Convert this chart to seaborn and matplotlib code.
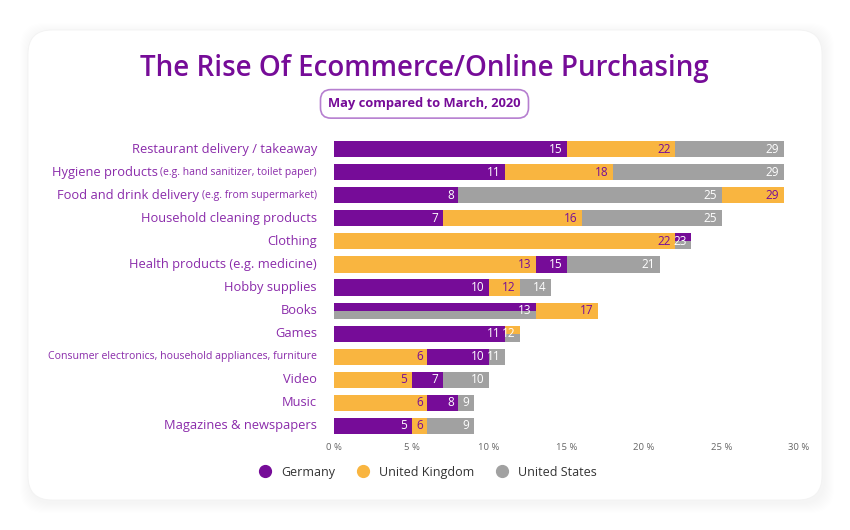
import matplotlib
matplotlib.use("Agg")
import matplotlib.pyplot as plt
import matplotlib.transforms as mtransforms
from matplotlib.patches import FancyBboxPatch
from matplotlib.lines import Line2D
import pandas as pd
import seaborn as sns

# data
categories = ["Restaurant delivery / takeaway", "Hygiene products", "Food and drink delivery",
              "Household cleaning products", "Clothing", "Health products (e.g. medicine)",
              "Hobby supplies", "Books", "Games",
              "Consumer electronics, household appliances, furniture",
              "Video", "Music", "Magazines & newspapers"]
label_notes = ["", "(e.g. hand sanitizer, toilet paper)", "(e.g. from supermarket)",
               "", "", "", "", "", "", "", "", "", ""]
germany = [15, 11, 8, 7, 23, 15, 10, 13, 11, 10, 7, 8, 5]
uk = [22, 18, 29, 16, 22, 13, 12, 17, 12, 6, 5, 6, 6]
us = [29, 29, 25, 25, 23, 21, 14, 13, 12, 11, 10, 9, 9]
countries = ["Germany", "United Kingdom", "United States"]
x_ticks = [0, 5, 10, 15, 20, 25, 30]

PURPLE = "#760C98"
ORANGE = "#F9B540"
GRAY = "#A1A1A1"
LABEL = "#8A2BAA"
palette = {"Germany": PURPLE, "United Kingdom": ORANGE, "United States": GRAY}

sns.set_style("white")
plt.rcParams["font.family"] = ["Open Sans", "DejaVu Sans"]

fig = plt.figure(figsize=(8.5, 5.3), dpi=100)
fig.patch.set_facecolor("white")
ident = mtransforms.IdentityTransform()

# card with a soft shadow (pixel coords)
for k in range(10, 0, -1):
    fig.add_artist(FancyBboxPatch((28 + 2, 30 - 3), 794, 470,
                                  boxstyle=f"round,pad={k},rounding_size=24",
                                  transform=ident, facecolor="#000000", alpha=0.004,
                                  edgecolor="none", zorder=-3))
fig.add_artist(FancyBboxPatch((28, 30), 794, 470, boxstyle="round,pad=0,rounding_size=24",
                              transform=ident, facecolor="white", edgecolor="#f2f2f2",
                              linewidth=0.6, zorder=-2))

ax = fig.add_axes([334 / 850, 1 - 437.5 / 530, 465 / 850, 300 / 530])
ax.set_facecolor("none")
ax.set_zorder(2)

# long table, with a draw layer per category (largest behind)
rows = []
for i, cat in enumerate(categories):
    vals = {"Germany": germany[i], "United Kingdom": uk[i], "United States": us[i]}
    order = sorted(countries, key=lambda c: -vals[c])
    for layer, c in enumerate(order):
        rows.append({"category": cat, "country": c, "value": vals[c], "layer": layer})
df = pd.DataFrame(rows)

for layer in range(3):
    sub = df[df["layer"] == layer]
    sns.barplot(data=sub, y="category", x="value", hue="country", order=categories,
                hue_order=countries, palette=palette, dodge=False, width=0.7,
                saturation=1, legend=False, ax=ax, errorbar=None, linewidth=0)

# equal values share the row: split the bar in two halves
color_idx = {matplotlib.colors.to_hex(palette[c]): n for n, c in enumerate(countries)}
groups = {}
for p in ax.patches:
    key = round(p.get_y() + p.get_height() / 2, 2)
    groups.setdefault(key, []).append(p)
for key, ps in groups.items():
    for a in ps:
        for b in ps:
            if a is not b and abs(a.get_width() - b.get_width()) < 1e-9:
                ia = color_idx[matplotlib.colors.to_hex(a.get_facecolor())]
                ib = color_idx[matplotlib.colors.to_hex(b.get_facecolor())]
                if ia < ib:
                    y0, h = a.get_y(), a.get_height()
                    a.set_height(h / 2)
                    b.set_y(y0 + h / 2)
                    b.set_height(h / 2)

# value labels
for i, cat in enumerate(categories):
    vals = {"Germany": germany[i], "United Kingdom": uk[i], "United States": us[i]}
    for v in sorted(set(vals.values())):
        owners = [c for c in countries if vals[c] == v]
        color = PURPLE if owners == ["United Kingdom"] else "white"
        ax.annotate(str(v), (v, i), xytext=(-3, 0), textcoords="offset points",
                    ha="right", va="center", fontsize=8.5, color=color)

ax.set_xlim(0, 30)
ax.set_ylim(len(categories) - 0.5, -0.5)
ax.set_xticks(x_ticks)
ax.set_xticklabels([f"{t} %" for t in x_ticks])
ax.tick_params(axis="x", length=0, labelsize=6.8, labelcolor="#666666", pad=4)
ax.set_yticks([])
ax.set_xlabel("")
ax.set_ylabel("")
sns.despine(ax=ax, left=True, bottom=True)

# category labels, some with a smaller note
fig.canvas.draw()
renderer = fig.canvas.get_renderer()
lab_tr = mtransforms.offset_copy(ax.get_yaxis_transform(), fig=fig, x=-17, y=0, units="dots")
for i, (cat, note) in enumerate(zip(categories, label_notes)):
    size = 7.6 if cat.startswith("Consumer") else 9.3
    if note:
        t = ax.text(0, i, note, transform=lab_tr, ha="right", va="center",
                    fontsize=7.5, color=LABEL)
        w = t.get_window_extent(renderer).width
        tr2 = mtransforms.offset_copy(ax.get_yaxis_transform(), fig=fig, x=-17 - w - 3, y=0,
                                      units="dots")
        ax.text(0, i, cat, transform=tr2, ha="right", va="center", fontsize=size, color=LABEL)
    else:
        ax.text(0, i, cat, transform=lab_tr, ha="right", va="center", fontsize=size, color=LABEL)

# title and subtitle pill
fig.text(0.499, 0.871, "The Rise Of Ecommerce/Online Purchasing", ha="center", va="center",
         fontsize=20, fontweight="semibold", color=PURPLE)
fig.text(0.4994, 0.804, "May compared to March, 2020", ha="center", va="center",
         fontsize=9.3, fontweight="bold", color=PURPLE,
         bbox=dict(boxstyle="round,pad=0.6,rounding_size=0.8", facecolor="white",
                   edgecolor="#B67FD0", linewidth=1.2))

handles = [Line2D([], [], marker="o", linestyle="", markersize=8.5, color=palette[c],
                  label=c) for c in countries]
leg = fig.legend(handles=handles, loc="center", bbox_to_anchor=(0.5, 0.109), ncol=3,
                 frameon=False, fontsize=9, handletextpad=0.3, columnspacing=1.2,
                 labelcolor="#333333")

fig.savefig("out.png", dpi=100)
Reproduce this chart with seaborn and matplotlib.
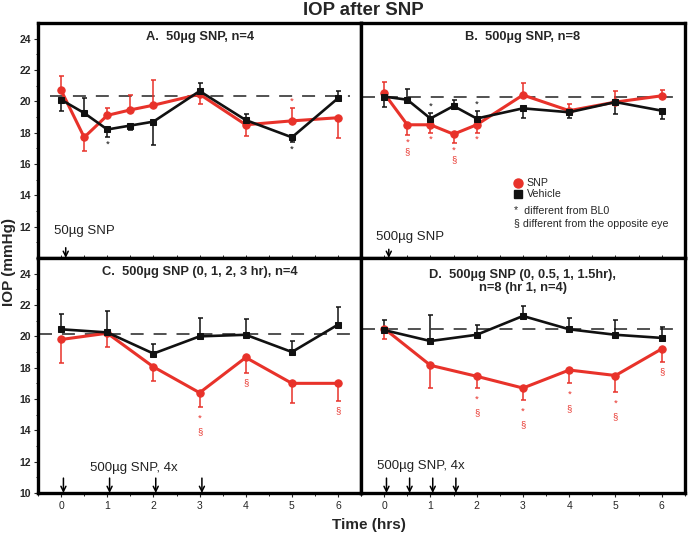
import matplotlib
matplotlib.use("Agg")
import matplotlib.pyplot as plt
import numpy as np
import pandas as pd
import seaborn as sns

# Data
T_AB = [0, 0.5, 1, 1.5, 2, 3, 4, 5, 6]
T_CD = [0, 1, 2, 3, 4, 5, 6]

# signed error: + drawn upward, - drawn downward
A_SNP = [20.7, 17.7, 19.1, 19.45, 19.75, 20.45, 18.5, 18.75, 18.95]
A_SNP_ERR = [0.9, -0.85, 0.5, 0.95, 1.6, -0.6, -0.7, 0.8, -1.3]
A_VEH = [20.1, 19.25, 18.2, 18.45, 18.7, 20.65, 18.8, 17.7, 20.2]
A_VEH_ERR = [-0.75, 0.95, -0.5, -0.3, -1.5, 0.5, 0.4, -0.3, 0.45]

B_SNP = [20.5, 18.5, 18.5, 17.9, 18.5, 20.4, 19.4, 19.95, 20.35]
B_SNP_ERR = [0.75, -0.65, -0.5, -0.55, -0.5, 0.75, 0.45, 0.7, 0.4]
B_VEH = [20.3, 20.1, 18.9, 19.7, 18.9, 19.55, 19.3, 19.95, 19.4]
B_VEH_ERR = [-0.65, 0.7, 0.35, 0.4, 0.45, -0.6, -0.35, -0.75, -0.5]

C_SNP = [19.8, 20.2, 18.05, 16.4, 18.65, 17.0, 17.0]
C_SNP_ERR = [-1.5, -0.85, -0.9, -0.9, -1.0, -1.25, -1.1]
C_VEH = [20.45, 20.25, 18.9, 20.0, 20.1, 19.0, 20.75]
C_VEH_ERR = [0.95, 1.35, 0.6, 1.2, 1.0, 0.7, 1.1]

D_SNP = [20.5, 18.15, 17.45, 16.7, 17.85, 17.5, 19.2]
D_SNP_ERR = [-0.7, -1.45, -0.75, -0.75, -0.85, -1.05, -0.85]
D_VEH = [20.4, 19.7, 20.1, 21.3, 20.45, 20.1, 19.9]
D_VEH_ERR = [0.65, 1.65, 0.6, 0.65, 0.7, 0.95, 0.7]

BASELINES = [20.35, 20.3, 20.14, 20.47]

# significance marks: (series, time, symbols)
A_MARKS = [("veh", 1, "*"), ("veh", 5, "*"), ("snp", 5, "*")]
B_MARKS = [("snp", 0.5, "*§"), ("snp", 1, "*"), ("snp", 1.5, "*§"), ("snp", 2, "*"),
           ("veh", 1, "*"), ("veh", 2, "*")]
C_MARKS = [("snp", 3, "*§"), ("snp", 4, "§"), ("snp", 6, "§")]
D_MARKS = [("snp", 2, "*§"), ("snp", 3, "*§"), ("snp", 4, "*§"), ("snp", 5, "*§"), ("snp", 6, "§")]

TITLES = ["A.  50µg SNP, n=4", "B.  500µg SNP, n=8", "C.  500µg SNP (0, 1, 2, 3 hr), n=4",
          "D.  500µg SNP (0, 0.5, 1, 1.5hr),\nn=8 (hr 1, n=4)"]
DOSE_LABELS = ["50µg SNP", "500µg SNP", "500µg SNP, 4x", "500µg SNP, 4x"]
DOSE_TIMES = [[0.1], [0.1], [0.05, 1.05, 2.05, 3.05], [0.05, 0.55, 1.05, 1.55]]

sns.set_theme(style="white")
plt.rcParams["font.family"] = ["Liberation Sans", "DejaVu Sans"]
RED = "#e8322a"
BLACK = "#111111"

fig = plt.figure(figsize=(6.89, 5.34), dpi=100)
axA = fig.add_axes([0.0552, 0.517, 0.469, 0.440])
axB = fig.add_axes([0.524, 0.517, 0.470, 0.440])
axC = fig.add_axes([0.0552, 0.0768, 0.469, 0.440])
axD = fig.add_axes([0.524, 0.0768, 0.470, 0.440])

panels = [
    (axA, T_AB, A_SNP, A_SNP_ERR, A_VEH, A_VEH_ERR, A_MARKS),
    (axB, T_AB, B_SNP, B_SNP_ERR, B_VEH, B_VEH_ERR, B_MARKS),
    (axC, T_CD, C_SNP, C_SNP_ERR, C_VEH, C_VEH_ERR, C_MARKS),
    (axD, T_CD, D_SNP, D_SNP_ERR, D_VEH, D_VEH_ERR, D_MARKS),
]
dash_start = [-0.25, -0.48, -0.48, -0.48]
dose_text_x = [-0.15, -0.17, 0.63, -0.15]
dose_text_y = [11.75, 11.35, 11.6, 11.7]
arrow_len = [0.65, 0.55, 0.95, 0.95]


def draw_series(ax, t, vals, err, color, marker, lw, ms):
    err = np.array(err)
    lower = np.where(err < 0, -err, 0)
    upper = np.where(err > 0, err, 0)
    ax.errorbar(t, vals, yerr=[lower, upper], fmt="none", ecolor=color,
                elinewidth=1.1, capsize=1.8, capthick=1.1, zorder=2)
    df = pd.DataFrame({"t": t, "iop": vals})
    sns.lineplot(data=df, x="t", y="iop", ax=ax, color=color, marker=marker,
                 markersize=ms, markeredgecolor=color, linewidth=lw, zorder=3)


for i, (ax, t, snp, snp_err, veh, veh_err, marks) in enumerate(panels):
    top_row = i < 2
    ax.hlines(BASELINES[i], dash_start[i], 6.25, colors="#222222", linewidth=1.1,
              linestyles=(0, (8.5, 6.5)), zorder=1)
    draw_series(ax, t, snp, snp_err, RED, "o", 2.2, 5.3)
    draw_series(ax, t, veh, veh_err, BLACK, "s", 1.9, 5)

    series = {"snp": (snp, snp_err, RED), "veh": (veh, veh_err, BLACK)}
    for key, tm, syms in marks:
        vals, err, col = series[key]
        k = t.index(tm)
        end = vals[k] + err[k]
        sgn = 1 if err[k] > 0 else -1
        offs = [5, 12] if top_row else [8, 18]
        if syms == "§":
            offs = [7]
        for j, s in enumerate(syms):
            ax.annotate(s, xy=(tm, end), xytext=(0, sgn * offs[j]), textcoords="offset points",
                        ha="center", va="center", fontsize=6.8, color=col)

    for d in DOSE_TIMES[i]:
        ax.annotate("", xy=(d, 10.0), xytext=(d, 10.0 + arrow_len[i]),
                    arrowprops=dict(arrowstyle="->", lw=1.1, color="black",
                                    shrinkA=0, shrinkB=0, mutation_scale=9))
    ax.text(dose_text_x[i], dose_text_y[i], DOSE_LABELS[i], fontsize=9.5,
            ha="left", va="center", color="#222222")

    ax.text(0.5, 0.94 if i != 3 else 0.90, TITLES[i], transform=ax.transAxes,
            ha="center", va="center", fontsize=9.3, fontweight="bold",
            linespacing=1.15)

    ax.set_xlim(-0.5, 6.5)
    ax.set_ylim(10, 25)
    ax.set_xlabel("")
    ax.set_ylabel("")
    for sp in ax.spines.values():
        sp.set_visible(True)
        sp.set_linewidth(2.4)
        sp.set_color("black")

    ax.set_xticks(range(0, 7))
    ax.set_xticks(np.arange(-0.5, 6.6, 0.5), minor=True)
    if top_row:
        ax.tick_params(axis="x", which="both", direction="in", bottom=True,
                       labelbottom=False, length=2, width=0.7)
    else:
        ax.tick_params(axis="x", which="major", direction="out", bottom=True,
                       length=3, width=0.8, labelsize=7.5, pad=3)
        ax.tick_params(axis="x", which="minor", direction="out", bottom=True,
                       length=2, width=0.7)

    if i in (0, 2):
        ax.set_yticks(range(12 if top_row else 10, 25, 2))
        ax.set_yticks(range(10, 25), minor=True)
        ax.tick_params(axis="y", which="major", direction="out", left=True,
                       length=3, width=0.8, labelsize=7.5, pad=2)
        ax.tick_params(axis="y", which="minor", direction="out", left=True,
                       length=1.5, width=0.7)
        for lab in ax.get_yticklabels():
            lab.set_fontweight("bold")
    else:
        ax.set_yticks([])

# Legend drawn inside panel B
axB.plot([0.485], [0.319], "o", color=RED, markersize=6.5, transform=axB.transAxes)
axB.plot([0.485], [0.272], "s", color=BLACK, markersize=5.5, transform=axB.transAxes)
axB.text(0.512, 0.319, "SNP", transform=axB.transAxes, fontsize=7.7, va="center")
axB.text(0.512, 0.272, "Vehicle", transform=axB.transAxes, fontsize=7.7, va="center")
axB.text(0.472, 0.200, "*  different from BL0", transform=axB.transAxes, fontsize=7.7, va="center")
axB.text(0.472, 0.145, "§ different from the opposite eye", transform=axB.transAxes,
         fontsize=7.7, va="center")

fig.text(0.528, 0.980, "IOP after SNP", ha="center", va="center", fontsize=13.4,
         fontweight="bold")
fig.text(0.013, 0.51, "IOP (mmHg)", ha="center", va="center", rotation=90,
         fontsize=11, fontweight="bold")
fig.text(0.535, 0.017, "Time (hrs)", ha="center", va="center", fontsize=11,
         fontweight="bold")

fig.savefig("out.png", dpi=100)
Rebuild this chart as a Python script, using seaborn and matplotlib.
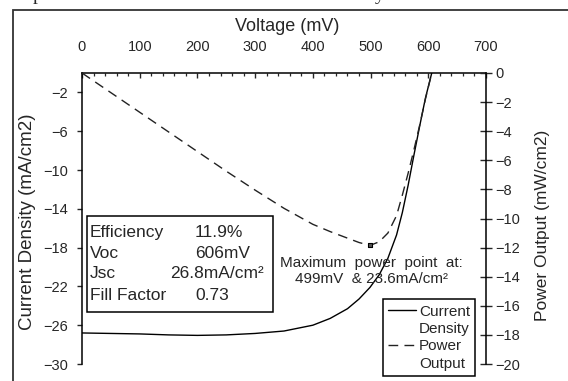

• • • • •

> _Aim_:
Leave out any pictures and return exactly the lines from the beginning of the data through the line with "ax.set_zorder(2)", inclusive.

> _Final result_:
Convert this chart to seaborn and matplotlib code.
import matplotlib
matplotlib.use("Agg")
import matplotlib.pyplot as plt
import matplotlib.transforms as mtransforms
from matplotlib.patches import FancyBboxPatch
from matplotlib.lines import Line2D
import pandas as pd
import seaborn as sns

# data
categories = ["Restaurant delivery / takeaway", "Hygiene products", "Food and drink delivery",
              "Household cleaning products", "Clothing", "Health products (e.g. medicine)",
              "Hobby supplies", "Books", "Games",
              "Consumer electronics, household appliances, furniture",
              "Video", "Music", "Magazines & newspapers"]
label_notes = ["", "(e.g. hand sanitizer, toilet paper)", "(e.g. from supermarket)",
               "", "", "", "", "", "", "", "", "", ""]
germany = [15, 11, 8, 7, 23, 15, 10, 13, 11, 10, 7, 8, 5]
uk = [22, 18, 29, 16, 22, 13, 12, 17, 12, 6, 5, 6, 6]
us = [29, 29, 25, 25, 23, 21, 14, 13, 12, 11, 10, 9, 9]
countries = ["Germany", "United Kingdom", "United States"]
x_ticks = [0, 5, 10, 15, 20, 25, 30]

PURPLE = "#760C98"
ORANGE = "#F9B540"
GRAY = "#A1A1A1"
LABEL = "#8A2BAA"
palette = {"Germany": PURPLE, "United Kingdom": ORANGE, "United States": GRAY}

sns.set_style("white")
plt.rcParams["font.family"] = ["Open Sans", "DejaVu Sans"]

fig = plt.figure(figsize=(8.5, 5.3), dpi=100)
fig.patch.set_facecolor("white")
ident = mtransforms.IdentityTransform()

# card with a soft shadow (pixel coords)
for k in range(10, 0, -1):
    fig.add_artist(FancyBboxPatch((28 + 2, 30 - 3), 794, 470,
                                  boxstyle=f"round,pad={k},rounding_size=24",
                                  transform=ident, facecolor="#000000", alpha=0.004,
                                  edgecolor="none", zorder=-3))
fig.add_artist(FancyBboxPatch((28, 30), 794, 470, boxstyle="round,pad=0,rounding_size=24",
                              transform=ident, facecolor="white", edgecolor="#f2f2f2",
                              linewidth=0.6, zorder=-2))

ax = fig.add_axes([334 / 850, 1 - 437.5 / 530, 465 / 850, 300 / 530])
ax.set_facecolor("none")
ax.set_zorder(2)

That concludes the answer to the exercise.